## Goal of the exercise:
The lines to be extracted run from the start of the listing through the line containing "const xMin = 0, xMax = 35, xStep = 5;"; copy them exactly and nothing else.

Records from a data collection
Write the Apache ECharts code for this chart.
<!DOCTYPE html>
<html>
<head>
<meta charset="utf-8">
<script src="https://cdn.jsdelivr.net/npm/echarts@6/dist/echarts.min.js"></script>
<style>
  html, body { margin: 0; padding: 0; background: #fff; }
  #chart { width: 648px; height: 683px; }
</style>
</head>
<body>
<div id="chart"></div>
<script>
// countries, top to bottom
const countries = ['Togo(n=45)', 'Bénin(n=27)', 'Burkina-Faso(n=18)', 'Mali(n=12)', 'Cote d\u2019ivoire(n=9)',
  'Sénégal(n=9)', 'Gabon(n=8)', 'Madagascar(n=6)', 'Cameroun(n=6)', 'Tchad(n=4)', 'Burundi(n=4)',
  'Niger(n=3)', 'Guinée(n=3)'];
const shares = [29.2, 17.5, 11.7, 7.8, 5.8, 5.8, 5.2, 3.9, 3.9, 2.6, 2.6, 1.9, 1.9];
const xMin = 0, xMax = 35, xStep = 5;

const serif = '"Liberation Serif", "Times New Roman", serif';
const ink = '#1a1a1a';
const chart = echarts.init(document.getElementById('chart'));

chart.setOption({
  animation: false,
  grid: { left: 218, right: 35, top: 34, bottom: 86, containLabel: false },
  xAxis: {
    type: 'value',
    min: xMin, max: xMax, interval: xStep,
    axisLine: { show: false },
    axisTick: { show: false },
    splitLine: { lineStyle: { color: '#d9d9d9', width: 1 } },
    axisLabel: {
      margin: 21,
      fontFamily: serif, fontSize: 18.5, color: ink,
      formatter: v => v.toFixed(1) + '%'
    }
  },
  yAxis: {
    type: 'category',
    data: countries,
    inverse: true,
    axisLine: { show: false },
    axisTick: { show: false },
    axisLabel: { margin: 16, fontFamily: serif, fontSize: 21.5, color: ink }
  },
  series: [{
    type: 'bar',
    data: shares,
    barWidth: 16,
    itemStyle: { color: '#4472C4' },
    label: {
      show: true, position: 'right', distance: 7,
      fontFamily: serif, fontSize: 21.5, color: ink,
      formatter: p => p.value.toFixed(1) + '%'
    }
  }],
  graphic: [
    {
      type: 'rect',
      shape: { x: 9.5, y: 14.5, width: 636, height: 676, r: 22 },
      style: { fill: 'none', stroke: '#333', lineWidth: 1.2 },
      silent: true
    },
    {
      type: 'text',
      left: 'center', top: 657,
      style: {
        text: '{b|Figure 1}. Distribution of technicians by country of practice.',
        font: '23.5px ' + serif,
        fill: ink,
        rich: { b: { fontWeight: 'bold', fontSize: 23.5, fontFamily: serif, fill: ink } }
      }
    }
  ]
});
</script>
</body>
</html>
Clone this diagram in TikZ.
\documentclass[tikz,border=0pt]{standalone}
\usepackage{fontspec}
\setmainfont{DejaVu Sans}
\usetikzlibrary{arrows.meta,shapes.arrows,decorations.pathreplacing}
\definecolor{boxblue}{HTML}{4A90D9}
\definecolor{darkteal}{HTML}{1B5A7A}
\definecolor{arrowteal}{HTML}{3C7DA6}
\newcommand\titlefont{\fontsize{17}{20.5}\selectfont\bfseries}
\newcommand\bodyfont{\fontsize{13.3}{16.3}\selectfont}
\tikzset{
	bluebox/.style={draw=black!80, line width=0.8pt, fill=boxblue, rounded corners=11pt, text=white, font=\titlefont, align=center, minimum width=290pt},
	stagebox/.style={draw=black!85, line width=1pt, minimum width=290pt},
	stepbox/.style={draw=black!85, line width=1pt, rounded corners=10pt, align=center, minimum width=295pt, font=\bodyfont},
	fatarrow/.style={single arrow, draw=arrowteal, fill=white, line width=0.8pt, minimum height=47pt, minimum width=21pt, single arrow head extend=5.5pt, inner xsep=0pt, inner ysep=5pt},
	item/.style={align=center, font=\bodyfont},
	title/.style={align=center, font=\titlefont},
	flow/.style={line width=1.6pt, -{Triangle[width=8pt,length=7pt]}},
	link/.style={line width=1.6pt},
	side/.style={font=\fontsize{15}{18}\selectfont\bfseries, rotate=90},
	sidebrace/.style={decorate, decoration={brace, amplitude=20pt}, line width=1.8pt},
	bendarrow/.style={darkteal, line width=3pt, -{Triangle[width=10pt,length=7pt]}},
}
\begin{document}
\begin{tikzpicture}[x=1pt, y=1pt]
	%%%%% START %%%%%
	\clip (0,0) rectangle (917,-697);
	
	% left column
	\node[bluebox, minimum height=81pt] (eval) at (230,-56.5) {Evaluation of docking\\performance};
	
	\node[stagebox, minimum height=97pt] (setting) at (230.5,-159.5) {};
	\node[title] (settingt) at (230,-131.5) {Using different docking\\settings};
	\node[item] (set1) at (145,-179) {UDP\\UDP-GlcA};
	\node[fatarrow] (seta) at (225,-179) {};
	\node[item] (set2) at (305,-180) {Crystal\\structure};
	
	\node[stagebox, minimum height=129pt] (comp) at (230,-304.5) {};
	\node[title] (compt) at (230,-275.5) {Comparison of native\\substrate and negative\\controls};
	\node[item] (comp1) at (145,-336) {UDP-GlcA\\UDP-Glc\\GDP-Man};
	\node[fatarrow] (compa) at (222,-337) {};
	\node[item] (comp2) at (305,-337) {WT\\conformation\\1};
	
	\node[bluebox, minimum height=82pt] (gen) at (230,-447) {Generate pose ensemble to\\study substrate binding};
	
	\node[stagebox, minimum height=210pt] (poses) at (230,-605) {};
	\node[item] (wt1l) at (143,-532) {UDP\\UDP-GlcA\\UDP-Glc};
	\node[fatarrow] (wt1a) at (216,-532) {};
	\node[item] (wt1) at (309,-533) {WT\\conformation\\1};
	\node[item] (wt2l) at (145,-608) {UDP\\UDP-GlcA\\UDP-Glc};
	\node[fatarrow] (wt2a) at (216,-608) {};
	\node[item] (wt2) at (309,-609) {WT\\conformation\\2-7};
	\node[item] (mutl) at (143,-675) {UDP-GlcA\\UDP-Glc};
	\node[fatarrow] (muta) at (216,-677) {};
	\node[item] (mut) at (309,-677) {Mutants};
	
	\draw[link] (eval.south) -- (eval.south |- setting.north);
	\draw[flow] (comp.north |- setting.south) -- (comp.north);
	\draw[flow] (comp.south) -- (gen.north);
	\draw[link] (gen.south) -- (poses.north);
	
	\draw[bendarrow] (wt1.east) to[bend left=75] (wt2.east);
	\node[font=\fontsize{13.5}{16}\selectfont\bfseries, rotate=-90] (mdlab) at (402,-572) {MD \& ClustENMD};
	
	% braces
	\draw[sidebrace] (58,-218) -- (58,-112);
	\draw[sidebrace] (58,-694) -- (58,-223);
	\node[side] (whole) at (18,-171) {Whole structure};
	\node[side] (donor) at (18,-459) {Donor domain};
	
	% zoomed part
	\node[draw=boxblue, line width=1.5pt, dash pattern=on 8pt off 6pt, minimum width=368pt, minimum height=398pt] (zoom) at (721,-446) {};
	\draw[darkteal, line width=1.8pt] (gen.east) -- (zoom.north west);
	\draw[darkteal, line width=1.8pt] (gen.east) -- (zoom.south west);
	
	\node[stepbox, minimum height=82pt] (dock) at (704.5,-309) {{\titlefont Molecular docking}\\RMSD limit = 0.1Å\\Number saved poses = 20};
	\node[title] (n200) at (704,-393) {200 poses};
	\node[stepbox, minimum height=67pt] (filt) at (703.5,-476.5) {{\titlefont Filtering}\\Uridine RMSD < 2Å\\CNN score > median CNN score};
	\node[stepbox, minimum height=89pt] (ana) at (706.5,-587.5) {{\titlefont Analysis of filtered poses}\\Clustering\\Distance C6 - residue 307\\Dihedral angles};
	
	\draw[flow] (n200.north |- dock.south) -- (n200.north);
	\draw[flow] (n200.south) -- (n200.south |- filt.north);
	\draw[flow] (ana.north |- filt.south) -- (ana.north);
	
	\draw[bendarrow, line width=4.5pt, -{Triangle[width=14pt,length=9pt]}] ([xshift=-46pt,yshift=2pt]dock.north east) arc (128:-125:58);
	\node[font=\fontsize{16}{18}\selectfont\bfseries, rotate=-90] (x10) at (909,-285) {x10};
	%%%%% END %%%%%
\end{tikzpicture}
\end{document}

## Written response:
Write the Apache ECharts code for this chart.
<!DOCTYPE html>
<html>
<head>
<meta charset="utf-8">
<script src="https://cdn.jsdelivr.net/npm/echarts@6/dist/echarts.min.js"></script>
<style>
  html, body { margin: 0; padding: 0; background: #fff; }
  #chart { width: 648px; height: 683px; }
</style>
</head>
<body>
<div id="chart"></div>
<script>
// countries, top to bottom
const countries = ['Togo(n=45)', 'Bénin(n=27)', 'Burkina-Faso(n=18)', 'Mali(n=12)', 'Cote d\u2019ivoire(n=9)',
  'Sénégal(n=9)', 'Gabon(n=8)', 'Madagascar(n=6)', 'Cameroun(n=6)', 'Tchad(n=4)', 'Burundi(n=4)',
  'Niger(n=3)', 'Guinée(n=3)'];
const shares = [29.2, 17.5, 11.7, 7.8, 5.8, 5.8, 5.2, 3.9, 3.9, 2.6, 2.6, 1.9, 1.9];
const xMin = 0, xMax = 35, xStep = 5;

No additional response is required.